As of 18 December 2023, the Board of Investments, or BoI, has greenlighted projects worth a staggering P1.16 trillion, surpassing the 2019 figure of P1.14 trillion and marking a 59 percent jump compared to 2022's P729.1 billion.
This historic achievement signifies investor confidence in the Marcos Jr. administration and paints a vibrant picture of the country's burgeoning potential.
Chorus of optimism
Trade Secretary and BoI Chairman Alfredo Pascual aptly captures the sentiment, attributing this success to "strong investor confidence" and "aggressive investment promotion activities."
The "Make It Happen in the Philippines" campaign resonates with global players, drawing them to the country's fertile economic landscape.
These investments translate to tangible benefits for the Filipino people. The 303 approved projects hold the promise of generating 47,195 jobs once operational, injecting fresh lifeblood into the nation's employment landscape.

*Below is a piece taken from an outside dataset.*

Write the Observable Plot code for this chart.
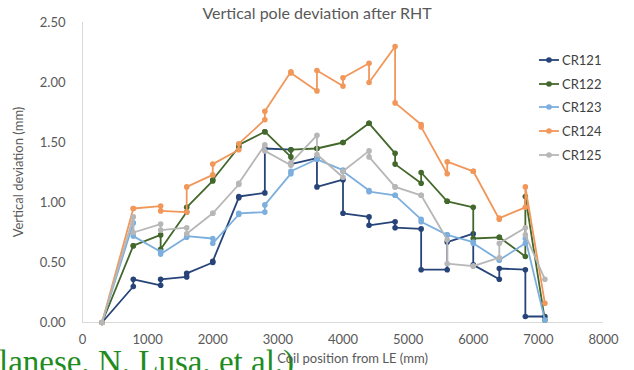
<!DOCTYPE html>
<html>
<head>
<meta charset="utf-8">
<script src="https://cdn.jsdelivr.net/npm/d3@7"></script>
<script src="https://cdn.jsdelivr.net/npm/@observablehq/plot@0.6"></script>
<style>
  html, body { margin: 0; padding: 0; background: #fff; overflow: hidden; }
  #wrap { position: relative; width: 634px; height: 370px; font-family: Lato, "Open Sans", sans-serif; color: #595959; }
  #chart { position: absolute; left: 0; top: 0; }
  #title { position: absolute; left: 0; width: 634px; top: 3px; text-align: center; font-size: 16px; color: #595959; }
  #xtitle { position: absolute; left: 0; width: 705px; top: 350px; text-align: center; font-size: 13px; color: #595959; }
  #ytitle { position: absolute; left: 18px; top: 172px; transform: translate(-50%, -50%) rotate(-90deg); white-space: nowrap; font-size: 13px; color: #595959; }
  #legend { position: absolute; left: 539px; top: 48px; }
  .item { display: flex; align-items: center; height: 23.7px; font-size: 13px; color: #404040; }
  .item svg { margin-right: 3px; }
  #cite { position: absolute; left: -1px; top: 353px; font-family: "Liberation Serif", "DejaVu Serif", serif; font-size: 33px; line-height: 0.6; color: #1e8c1e; white-space: nowrap; }
</style>
</head>
<body>
<div id="wrap">
  <div id="cite">lanese, N. Lusa, et al.)</div>
  <div id="chart"></div>
  <div id="title">Vertical pole deviation after RHT</div>
  <div id="xtitle">Coil position from LE (mm)</div>
  <div id="ytitle">Vertical deviation (mm)</div>
  <div id="legend"></div>
</div>
<script>
// Coil positions (mm) – each coil is measured twice (pairs), first and last single
const positions = [300, 780, 780, 1200, 1200, 1600, 1600, 2000, 2000, 2400, 2400, 2800, 2800,
  3200, 3200, 3600, 3600, 4000, 4000, 4400, 4400, 4800, 4800, 5200, 5200, 5600, 5600,
  6000, 6000, 6400, 6400, 6800, 6800, 7100];

const seriesNames = ["CR121", "CR122", "CR123", "CR124", "CR125"];
const seriesColors = ["#264478", "#43682B", "#7CAFDD", "#F1975A", "#B7B7B7"];

const cr121 = [0, 0.30, 0.36, 0.31, 0.36, 0.38, 0.41, 0.50, 0.51, 1.04, 1.05, 1.08, 1.45,
  1.44, 1.32, 1.37, 1.13, 1.19, 0.91, 0.88, 0.81, 0.84, 0.79, 0.78, 0.44, 0.44, 0.67,
  0.74, 0.48, 0.36, 0.45, 0.44, 0.05, 0.05];
const cr122 = [0, 0.64, 0.64, 0.73, 0.61, 0.92, 0.96, 1.18, 1.19, 1.46, 1.48, 1.59, 1.59,
  1.38, 1.44, 1.45, 1.45, 1.50, 1.50, 1.66, 1.66, 1.41, 1.32, 1.16, 1.25, 1.01, 1.01,
  0.96, 0.70, 0.71, 0.71, 0.55, 1.05, 0.02];
const cr123 = [0, 0.83, 0.72, 0.59, 0.57, 0.71, 0.72, 0.70, 0.66, 0.90, 0.91, 0.92, 0.98,
  1.24, 1.26, 1.36, 1.36, 1.27, 1.26, 1.10, 1.09, 1.06, 1.06, 0.86, 0.84, 0.73, 0.73,
  0.67, 0.66, 0.52, 0.52, 0.66, 0.70, 0.02];
const cr124 = [0, 0.95, 0.95, 0.97, 0.93, 0.92, 1.13, 1.23, 1.32, 1.44, 1.49, 1.69, 1.76,
  2.09, 2.08, 1.93, 2.10, 1.97, 2.04, 2.16, 2.00, 2.30, 1.83, 1.65, 1.63, 1.24, 1.34,
  1.26, 1.26, 0.86, 0.87, 0.96, 1.13, 0.16];
const cr125 = [0, 0.88, 0.75, 0.82, 0.77, 0.79, 0.74, 0.91, 0.91, 1.15, 1.16, 1.48, 1.43,
  1.31, 1.33, 1.56, 1.40, 1.21, 1.26, 1.43, 1.38, 1.13, 1.13, 1.06, 1.06, 0.69, 0.49,
  0.47, 0.47, 0.54, 0.66, 0.79, 0.73, 0.36];

const xTicks = [0, 1000, 2000, 3000, 4000, 5000, 6000, 7000, 8000];
const yTicks = [0, 0.5, 1.0, 1.5, 2.0, 2.5];

const allValues = [cr121, cr122, cr123, cr124, cr125];
const data = seriesNames.map((name, i) =>
  positions.map((x, j) => ({series: name, x, y: allValues[i][j], k: j})));

const seriesMarks = data.flatMap(d => [
  Plot.line(d, {x: "x", y: "y", stroke: "series", strokeWidth: 1.8, curve: "linear"}),
  Plot.dot(d, {x: "x", y: "y", fill: "series", r: 2.8, stroke: "none"})
]);

const chart = Plot.plot({
  width: 634,
  height: 370,
  marginLeft: 82,
  marginRight: 31,
  marginTop: 22,
  marginBottom: 48,
  style: {fontFamily: "Lato, 'Open Sans', sans-serif", fontSize: "13px", color: "#595959", background: "transparent"},
  x: {domain: [0, 8000]},
  y: {domain: [0, 2.5]},
  color: {domain: seriesNames, range: seriesColors},
  marks: [
    Plot.ruleX([0], {stroke: "#d9d9d9", strokeWidth: 1}),
    Plot.ruleY([0], {stroke: "#d9d9d9", strokeWidth: 1}),
    Plot.axisX({ticks: xTicks, tickSize: 0, tickPadding: 12, label: null, tickFormat: d3.format("d"), fill: "#595959"}),
    Plot.axisY({ticks: yTicks, tickSize: 0, tickPadding: 17, label: null, tickFormat: d3.format(".2f"), fill: "#595959"}),
    ...seriesMarks
  ]
});
document.getElementById("chart").appendChild(chart);

// legend
const legend = document.getElementById("legend");
seriesNames.forEach((name, i) => {
  const item = document.createElement("div");
  item.className = "item";
  item.innerHTML = `<svg width="20" height="8"><line x1="0" y1="4" x2="20" y2="4" stroke="${seriesColors[i]}" stroke-width="1.8"/><circle cx="10" cy="4" r="2.8" fill="${seriesColors[i]}"/></svg><span>${name}</span>`;
  legend.appendChild(item);
});
</script>
</body>
</html>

This job creation fosters greater income opportunities, improved living standards, and a ripple effect that strengthens the overall economy.
Powering the future
The energy sector takes center stage, attracting a whopping 986.14 billion, a commendable 14 percent increase over 2022.
This surge is largely fueled by seven ambitious offshore wind projects across various locations, showcasing a commitment to clean and sustainable energy sources.
This shift towards renewable energy secures the nation's future energy needs and aligns with global sustainability goals.
While the power sector shines bright, other industries are also experiencing a renaissance.